Le tableau comme révélateur d’une façon d’être au monde qui ne lui convient plus.
J’ai suggéré alors une autre stratégie à laquelle Vé. n’avait pas songé, un travail sur la sobriété : une seule couleur partout et un travail en négatif avec superpositions de textures par transparence. Et nous avons alors parlé de son besoin de sobriété, de trouver la juste part entre sa boulimie de vie et la conscience d’elle-même…
La séance d’après, elle est venue travailler en sobriété sur son tableau en n’y ajoutant qu’une vélature (couche picturale transparente) verte et en travaillant dedans au chiffon pour faire ré-éclore ses fleurs, choisissant celles qui étaient au service d’un chemin de lumière et laissant dans l’ombre celles qui n’avaient pas à y être. Le tableau était pratiquement fini.

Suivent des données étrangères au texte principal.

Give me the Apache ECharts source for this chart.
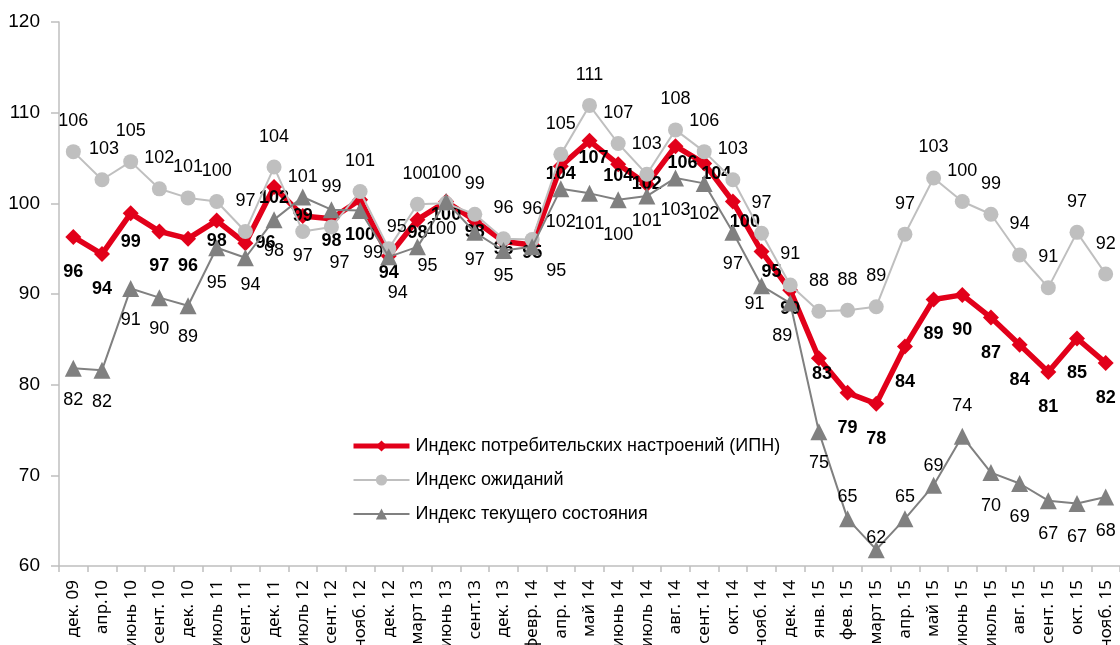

La séance suivante a consisté à revenir sobrement en teinte pour aboutir un peu plus le premier plan et poser quelques éclats de lumières ailleurs.
Et la suite ?
Une fois sa stratégie de peintre conscientisée, elle va pouvoir engager, seule, son travail de peintre et mon accompagnement va pouvoir se faire en distanciel, entre deux tableaux, pour réinterroger sa stratégie et travailler sur d’éventuels blocages.